Researchers surveyed students socializing in public squares at different sized colleges, compiling their personal information and their political and religious views. Five colleges were reviewed in the study, with enrollments ranging from about 1,000 to nearly 30,000, compared to the 25,000 at GW.

Christian S. Crandall, one of the researchers and a professor of social psychology at the University of Kansas, said, “As the variety of choices go up, people can find even more similar others.”

Vice Provost for Diversity and Inclusion, Terri Harris Reed, said she is not concerned about this paradoxical trend of less diverse groups of friends on more diverse campuses at GW.

Reed said the study underlines the multi-faceted nature of building diversity in a community. A diverse learning environment is not just about the numbers, she explained.

“Increased representational diversity on a campus is a necessary (though not sufficient) condition to leverage diversity and is an important factor in facilitating the quantity and quality of intergroup interactions in and out of the classroom,” Reed said in an e-mail.

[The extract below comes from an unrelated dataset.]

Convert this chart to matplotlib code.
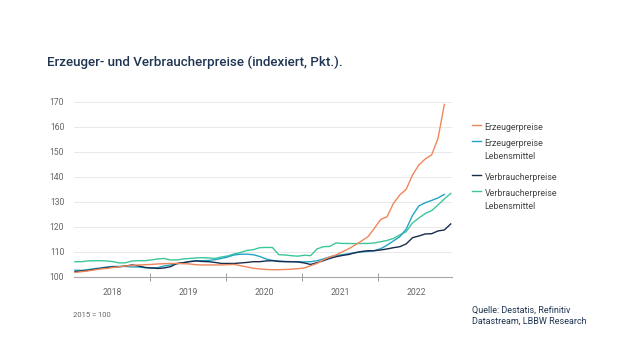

As part of efforts to promote a more varied student body and faculty, University President Steven Knapp established Reed’s position in February, after creating the Council on Diversity and Inclusion in 2010.

Reed said GW’s overall inclusion initiative will help bring together the various communities on campus by creating and highlighting opportunities for students with different backgrounds to interact.

“There is compelling evidence that institutions must create opportunities and expectations to go alongside whatever personal motivations individuals have to cross boundaries, in order to capitalize on diversity,” Reed said.

Reed said she hopes the Multicultural Student Services Center will have a greater role in “facilitating cultural awareness and competence of students.”

Hyun Seung Lee, a freshman from Korea, said he notices when his peers are grouped together by demographic.

“Looking around campus, you can see that students make friends with people more like them. It’s just the way people are, it’s easier to migrate towards what is comfortable,” he said.

Lee added that being a “floater” and befriending different types of people can be “very gratifying.”